XXVIII. POPs e Isótopos

            Devido a distância de grandes fontes emissoras de contaminantes, a Antártida tem sido considerada uma das poucas áreas do mundo protegidas da poluição. Porém, há algumas décadas, a crescente atividade humana, pode gerar impactos ambientais na região, seja de fontes locais, como a descarga de esgotos, efluentes domésticos, derivados de petróleo e a queima de combustíveis e dejetos, gerados nas estações de pesquisa e navios que circundam a região, ou de fontes externas como os poluentes orgânicos persistentes (POPs) graças ao transporte de longa distância, resultante da circulação atmosférica e oceânica.

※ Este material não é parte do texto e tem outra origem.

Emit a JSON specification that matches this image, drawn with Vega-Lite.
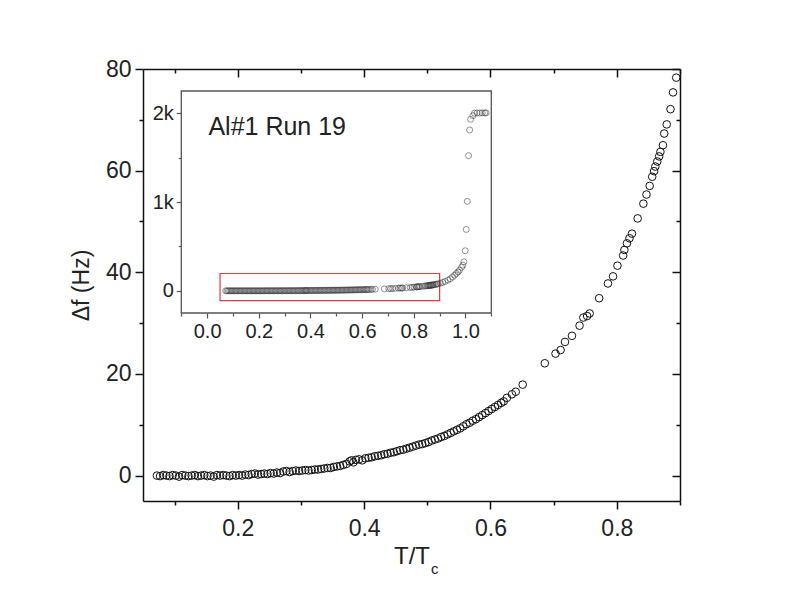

           Os POPs são compostos orgânicos sintéticos que possuem grande estabilidade química, baixa degradabilidade e são comumente encontrados em diversos organismos aquáticos e terrestres (Jones, Voogt; 1999). Alguns desses poluentes são considerados altamente tóxicos e uma grande variedade de efeitos crônicos podem ser atribuídos a eles, incluindo disfunção endócrina, mutagênese e carcinogênese. Diferente de outros compostos químicos, os POPs possuem propriedades físico-químicas que lhes confere a capacidade de causar danos ambientais mesmo em baixas concentrações como, por exemplo, os processos de bioacumulação e biomagnificação. A bioacumulação refere-se ao processo pelo qual substâncias são absorvidas e acumuladas nos organismos. Este ocorre devido à característica lipossolúvel de uma série de compostos (incluindo os POPs), que facilita a acumulação dos mesmos nos tecidos. Já a biomagnificação é um fenômeno que ocorre quando há um acúmulo progressivo de substâncias na direção do topo da cadeia alimentar (ou trófica) (Figura 1).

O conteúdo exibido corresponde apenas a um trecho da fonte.